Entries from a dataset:
☆ ☆ ☆ ☆ ☆ ☆ ☆

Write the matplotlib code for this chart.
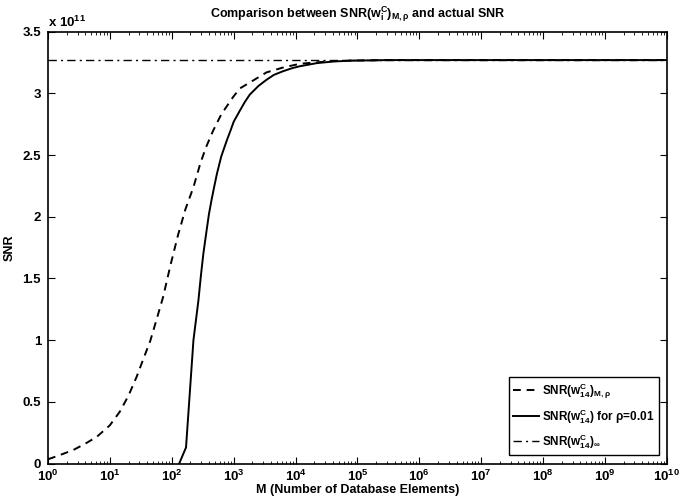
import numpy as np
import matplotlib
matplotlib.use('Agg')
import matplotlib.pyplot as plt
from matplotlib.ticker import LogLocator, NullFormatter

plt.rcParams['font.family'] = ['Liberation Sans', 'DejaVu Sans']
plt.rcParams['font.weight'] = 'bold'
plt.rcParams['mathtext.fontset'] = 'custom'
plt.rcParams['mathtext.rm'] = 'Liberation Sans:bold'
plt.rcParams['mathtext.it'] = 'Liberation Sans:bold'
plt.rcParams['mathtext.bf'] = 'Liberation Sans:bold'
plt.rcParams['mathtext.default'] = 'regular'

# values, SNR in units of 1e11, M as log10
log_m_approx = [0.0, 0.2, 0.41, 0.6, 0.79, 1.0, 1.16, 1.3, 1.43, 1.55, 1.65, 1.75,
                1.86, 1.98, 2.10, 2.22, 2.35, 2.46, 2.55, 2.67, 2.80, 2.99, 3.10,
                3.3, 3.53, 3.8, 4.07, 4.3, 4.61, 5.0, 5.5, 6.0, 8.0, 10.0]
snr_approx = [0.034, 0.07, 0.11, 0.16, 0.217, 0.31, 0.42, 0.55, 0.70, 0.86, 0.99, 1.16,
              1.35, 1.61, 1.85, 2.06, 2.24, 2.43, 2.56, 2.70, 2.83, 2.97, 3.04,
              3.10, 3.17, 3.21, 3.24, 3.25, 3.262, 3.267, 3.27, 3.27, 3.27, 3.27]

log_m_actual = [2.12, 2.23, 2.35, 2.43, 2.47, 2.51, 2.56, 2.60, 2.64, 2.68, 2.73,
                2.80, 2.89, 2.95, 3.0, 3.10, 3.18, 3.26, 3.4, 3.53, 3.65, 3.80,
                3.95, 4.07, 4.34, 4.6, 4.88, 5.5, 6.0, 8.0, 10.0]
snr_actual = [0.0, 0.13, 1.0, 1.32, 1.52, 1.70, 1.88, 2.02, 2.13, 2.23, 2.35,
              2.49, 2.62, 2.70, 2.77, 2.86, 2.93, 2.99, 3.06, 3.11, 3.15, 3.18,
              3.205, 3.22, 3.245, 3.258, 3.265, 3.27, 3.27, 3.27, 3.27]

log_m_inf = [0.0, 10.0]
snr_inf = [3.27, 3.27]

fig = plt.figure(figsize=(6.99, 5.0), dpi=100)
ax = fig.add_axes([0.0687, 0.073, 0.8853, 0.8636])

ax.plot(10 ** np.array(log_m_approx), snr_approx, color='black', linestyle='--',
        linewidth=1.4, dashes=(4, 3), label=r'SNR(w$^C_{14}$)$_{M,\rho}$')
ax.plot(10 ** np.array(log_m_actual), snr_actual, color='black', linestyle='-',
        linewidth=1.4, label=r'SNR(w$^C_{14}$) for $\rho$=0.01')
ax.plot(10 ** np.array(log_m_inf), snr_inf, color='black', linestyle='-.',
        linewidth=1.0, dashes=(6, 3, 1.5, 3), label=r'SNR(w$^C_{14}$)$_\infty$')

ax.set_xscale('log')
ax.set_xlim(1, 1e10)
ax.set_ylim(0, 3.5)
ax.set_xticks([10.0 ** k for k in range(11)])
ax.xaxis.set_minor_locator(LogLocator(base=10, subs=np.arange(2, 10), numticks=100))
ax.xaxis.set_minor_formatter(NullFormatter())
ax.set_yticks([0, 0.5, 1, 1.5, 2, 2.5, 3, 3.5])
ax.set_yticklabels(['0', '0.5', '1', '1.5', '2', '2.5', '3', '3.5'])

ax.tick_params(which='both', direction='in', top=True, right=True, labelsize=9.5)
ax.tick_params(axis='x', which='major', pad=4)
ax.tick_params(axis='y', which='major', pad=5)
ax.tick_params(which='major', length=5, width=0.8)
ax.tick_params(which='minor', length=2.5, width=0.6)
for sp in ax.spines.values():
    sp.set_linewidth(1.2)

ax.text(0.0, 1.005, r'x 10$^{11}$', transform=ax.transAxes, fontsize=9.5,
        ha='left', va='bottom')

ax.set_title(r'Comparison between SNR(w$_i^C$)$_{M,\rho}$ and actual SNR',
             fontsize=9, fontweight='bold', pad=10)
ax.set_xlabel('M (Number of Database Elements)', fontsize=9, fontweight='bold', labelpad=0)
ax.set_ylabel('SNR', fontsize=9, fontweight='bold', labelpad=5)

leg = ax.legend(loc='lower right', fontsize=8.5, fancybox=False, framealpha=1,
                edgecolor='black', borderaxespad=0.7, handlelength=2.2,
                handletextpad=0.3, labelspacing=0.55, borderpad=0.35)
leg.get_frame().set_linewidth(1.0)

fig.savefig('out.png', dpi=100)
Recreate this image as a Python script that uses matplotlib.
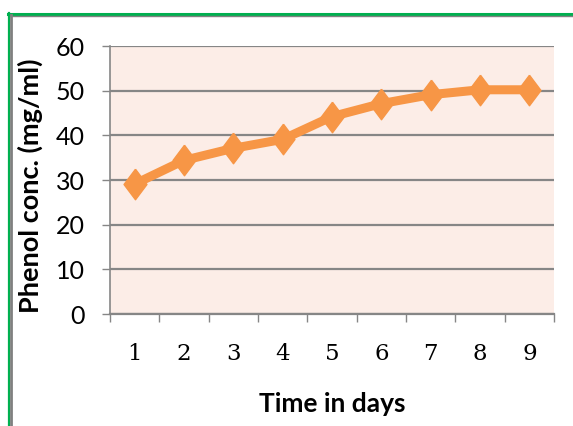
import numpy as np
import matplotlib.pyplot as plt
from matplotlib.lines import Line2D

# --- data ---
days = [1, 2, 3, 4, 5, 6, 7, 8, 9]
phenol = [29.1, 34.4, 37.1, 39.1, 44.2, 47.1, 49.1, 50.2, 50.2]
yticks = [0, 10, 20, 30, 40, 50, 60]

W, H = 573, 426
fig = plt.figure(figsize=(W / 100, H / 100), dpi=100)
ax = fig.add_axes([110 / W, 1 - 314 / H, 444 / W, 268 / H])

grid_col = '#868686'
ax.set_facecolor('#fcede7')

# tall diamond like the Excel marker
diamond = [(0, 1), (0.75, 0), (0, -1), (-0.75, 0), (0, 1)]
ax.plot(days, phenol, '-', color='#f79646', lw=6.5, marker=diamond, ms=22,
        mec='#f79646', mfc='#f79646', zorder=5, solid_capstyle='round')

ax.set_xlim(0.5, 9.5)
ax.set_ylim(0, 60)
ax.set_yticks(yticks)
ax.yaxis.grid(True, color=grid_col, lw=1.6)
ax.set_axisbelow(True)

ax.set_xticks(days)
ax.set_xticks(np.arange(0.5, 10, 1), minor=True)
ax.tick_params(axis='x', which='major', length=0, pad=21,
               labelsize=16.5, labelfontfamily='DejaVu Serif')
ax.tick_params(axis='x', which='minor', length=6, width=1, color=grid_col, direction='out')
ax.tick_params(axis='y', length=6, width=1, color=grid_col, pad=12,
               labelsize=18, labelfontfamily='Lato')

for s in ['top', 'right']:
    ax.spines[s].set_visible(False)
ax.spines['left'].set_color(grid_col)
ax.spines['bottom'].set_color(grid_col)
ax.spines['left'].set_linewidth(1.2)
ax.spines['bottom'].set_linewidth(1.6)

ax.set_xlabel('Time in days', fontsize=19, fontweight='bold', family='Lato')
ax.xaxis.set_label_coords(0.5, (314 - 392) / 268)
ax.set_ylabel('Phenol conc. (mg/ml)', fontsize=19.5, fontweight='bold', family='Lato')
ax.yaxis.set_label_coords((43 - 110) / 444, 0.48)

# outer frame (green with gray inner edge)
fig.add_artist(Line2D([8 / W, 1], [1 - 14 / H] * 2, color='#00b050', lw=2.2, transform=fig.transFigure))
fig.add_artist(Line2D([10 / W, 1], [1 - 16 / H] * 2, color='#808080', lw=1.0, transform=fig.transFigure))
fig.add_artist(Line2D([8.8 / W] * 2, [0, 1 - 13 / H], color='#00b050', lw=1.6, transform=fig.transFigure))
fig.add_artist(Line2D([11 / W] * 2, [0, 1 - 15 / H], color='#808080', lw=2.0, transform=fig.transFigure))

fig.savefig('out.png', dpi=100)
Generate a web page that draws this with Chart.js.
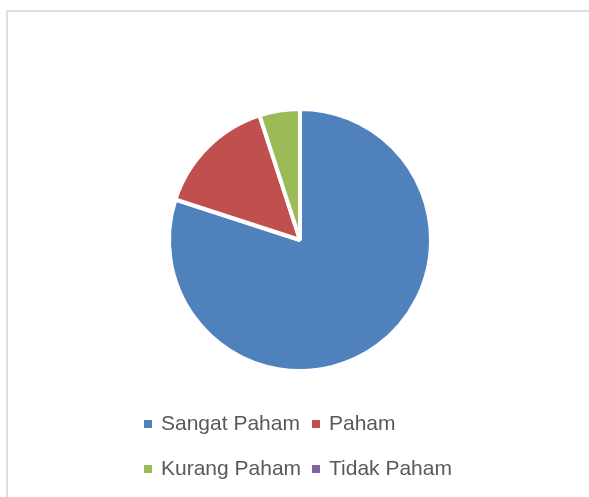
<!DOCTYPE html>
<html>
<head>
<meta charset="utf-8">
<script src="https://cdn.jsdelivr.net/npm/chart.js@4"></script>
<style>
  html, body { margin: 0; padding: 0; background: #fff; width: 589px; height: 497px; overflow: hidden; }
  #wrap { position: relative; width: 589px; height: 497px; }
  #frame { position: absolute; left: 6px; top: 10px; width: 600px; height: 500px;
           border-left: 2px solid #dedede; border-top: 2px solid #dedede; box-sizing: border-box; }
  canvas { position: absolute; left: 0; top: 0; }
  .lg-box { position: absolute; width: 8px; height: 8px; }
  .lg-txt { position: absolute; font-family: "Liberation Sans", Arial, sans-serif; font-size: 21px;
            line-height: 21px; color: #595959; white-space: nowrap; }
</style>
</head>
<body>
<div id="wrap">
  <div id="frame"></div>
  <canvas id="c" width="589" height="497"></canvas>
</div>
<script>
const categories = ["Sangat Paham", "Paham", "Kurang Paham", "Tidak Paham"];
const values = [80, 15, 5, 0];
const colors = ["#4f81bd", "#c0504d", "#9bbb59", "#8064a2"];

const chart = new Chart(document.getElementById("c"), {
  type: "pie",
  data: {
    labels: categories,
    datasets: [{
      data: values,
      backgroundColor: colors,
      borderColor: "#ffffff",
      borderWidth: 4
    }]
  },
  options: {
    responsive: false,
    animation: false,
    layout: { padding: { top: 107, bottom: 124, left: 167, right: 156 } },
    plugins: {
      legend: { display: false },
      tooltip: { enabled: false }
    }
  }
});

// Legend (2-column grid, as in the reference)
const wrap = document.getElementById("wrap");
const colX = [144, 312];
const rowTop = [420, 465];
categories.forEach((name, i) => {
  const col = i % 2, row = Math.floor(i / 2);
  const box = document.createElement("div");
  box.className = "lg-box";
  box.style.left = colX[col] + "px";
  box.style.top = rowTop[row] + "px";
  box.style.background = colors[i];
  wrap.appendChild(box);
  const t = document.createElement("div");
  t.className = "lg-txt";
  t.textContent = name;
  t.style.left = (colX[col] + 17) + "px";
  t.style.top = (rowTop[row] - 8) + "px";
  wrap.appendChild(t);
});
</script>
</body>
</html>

☆ ☆ ☆ ☆ ☆ ☆ ☆

Nothing but the lines from the one with "Recreate this image" through the one with "yticks = [0, 10, 20, 30, 40, 50, 60]" is to be copied, exactly and ends included. Leave pictures out.

Output:
Recreate this image as a Python script that uses matplotlib.
import numpy as np
import matplotlib.pyplot as plt
from matplotlib.lines import Line2D

# --- data ---
days = [1, 2, 3, 4, 5, 6, 7, 8, 9]
phenol = [29.1, 34.4, 37.1, 39.1, 44.2, 47.1, 49.1, 50.2, 50.2]
yticks = [0, 10, 20, 30, 40, 50, 60]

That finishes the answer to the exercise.